Structural Revolution

Do New Yorkers Eat Like Sumo Wrestlers?

Structural Revolution

Do New Yorkers Eat Like Sumo Wrestlers?

11th April 2008

sumo beatles
After a client told me her husband was gaining weight on a low calorie diet because he “ate like a Sumo”, it dawned on me that I ate like this to! What is this diet and why does that happen. Upon further research I realized that it was not just me, but so many of my friends do as well. So I asked myself, does the NY lifestyle with its ’snack on the run’ mentality keep our metabolism low only to bite us on the ass by converting the food when we do eat to fat on the ass? We tend to eat a minimal breakfast - only coffee sometimes (does the latte count as a full meal?), skip lunch, and then meet up with friends at night at a great restaurant and indulge in a high calorie meal. Sometimes I eat the whole bread basket myself and drink the ramekin of butter with a straw I’m so hungry. I thought I was gaining weight because I was exercising less due to a higher client load, now I realize its the timing of my meal more then anything that counts.

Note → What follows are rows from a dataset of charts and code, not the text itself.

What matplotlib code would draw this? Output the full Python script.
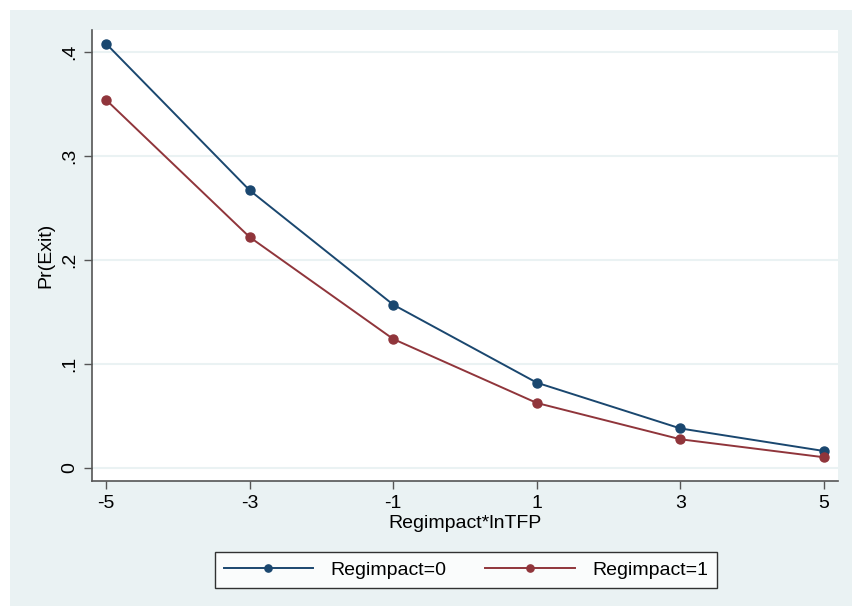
import numpy as np
import matplotlib.pyplot as plt
from matplotlib.patches import Rectangle

plt.rcParams['font.family'] = ['Liberation Sans', 'DejaVu Sans']

# 数据
x_vals = [-5, -3, -1, 1, 3, 5]
regim0 = [0.408, 0.267, 0.157, 0.082, 0.038, 0.0163]
regim1 = [0.354, 0.222, 0.124, 0.0625, 0.0276, 0.0103]
y_ticks = [0, 0.1, 0.2, 0.3, 0.4]
y_ticklabels = ['0', '.1', '.2', '.3', '.4']

c_blue = '#1a476f'
c_red = '#90353b'
bg = '#eaf2f3'

fig = plt.figure(figsize=(8.52, 6.09), dpi=100, facecolor='white')
# 外层背景面板（放在坐标轴下面）
fig.add_artist(Rectangle((10 / 852, 3 / 609), 842 / 852, 596 / 609,
                         transform=fig.transFigure, facecolor=bg,
                         edgecolor='none', zorder=-10))

ax = fig.add_axes([92 / 852, 1 - 481 / 609, 746 / 852, 451 / 609])
ax.set_facecolor('white')

ax.plot(x_vals, regim0, '-o', color=c_blue, lw=1.4, ms=6.5, label='Regimpact=0', zorder=3)
ax.plot(x_vals, regim1, '-o', color=c_red, lw=1.4, ms=6.5, label='Regimpact=1', zorder=3)

ax.set_xlim(-5.194, 5.194)
ax.set_ylim(-0.0125, 0.421)
ax.set_xticks(x_vals)
ax.set_xticklabels([str(v) for v in x_vals])
ax.set_yticks(y_ticks)
ax.set_yticklabels(y_ticklabels, rotation=90, va='center')

ax.grid(axis='y', color=bg, lw=1.5)
ax.set_axisbelow(True)

for s in ['top', 'right']:
    ax.spines[s].set_visible(False)
for s in ['left', 'bottom']:
    ax.spines[s].set_color('#555555')
    ax.spines[s].set_linewidth(1.2)

ax.tick_params(axis='both', direction='out', length=6, width=1.0, color='#555555',
               labelsize=14, pad=4)

ax.set_xlabel('Regimpact*lnTFP', fontsize=14, labelpad=2)
ax.set_ylabel('Pr(Exit)', fontsize=14, labelpad=5)

leg = ax.legend(loc='center', bbox_to_anchor=(466 / 852, 1 - 570 / 609),
                bbox_transform=fig.transFigure, ncol=2, fontsize=14,
                frameon=True, fancybox=False, edgecolor='black',
                handlelength=4.6, markerscale=0.8, columnspacing=2.0,
                handletextpad=0.9, borderpad=0.45)
leg.get_frame().set_linewidth(1.0)

fig.savefig('out.png', dpi=100, facecolor=fig.get_facecolor())
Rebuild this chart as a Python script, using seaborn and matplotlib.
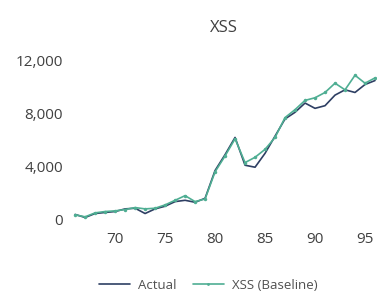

How to eat like a Sumo Wrestler from Dietblog:
1. Skip breakfast. By depriving their bodies of food after eight hours of sleep, their metabolic rates stay low.
2. Exercise on an empty stomach. If their bodies have
no food, their metabolic thermostats are turned down even lower to conserve fuel.
3. Take a nap after eating. The Sumo secret for gaining weight is that, after eating, they sleep for at least four hours.
4. Eat late in the day. Going to bed with full stomachs means that their bodies must respond to the huge flood of nutrients with a rush of insulin, forcing their bodies to store some of it in the cells as fat instead of in the muscles and organs as nutrients.
5. Always eat with others in a social atmosphere. According to leading researchers, a meal eaten with others can be at least 44 percent larger and with 30 percent more calories and fat.

And the facts are in:
New Yorkers have finally ecclipsed the nationwide obesity rate! From the Daily News,

New Yorkers collectively gained more than 10 million pounds in two years, according to Health Department data released Wednesday.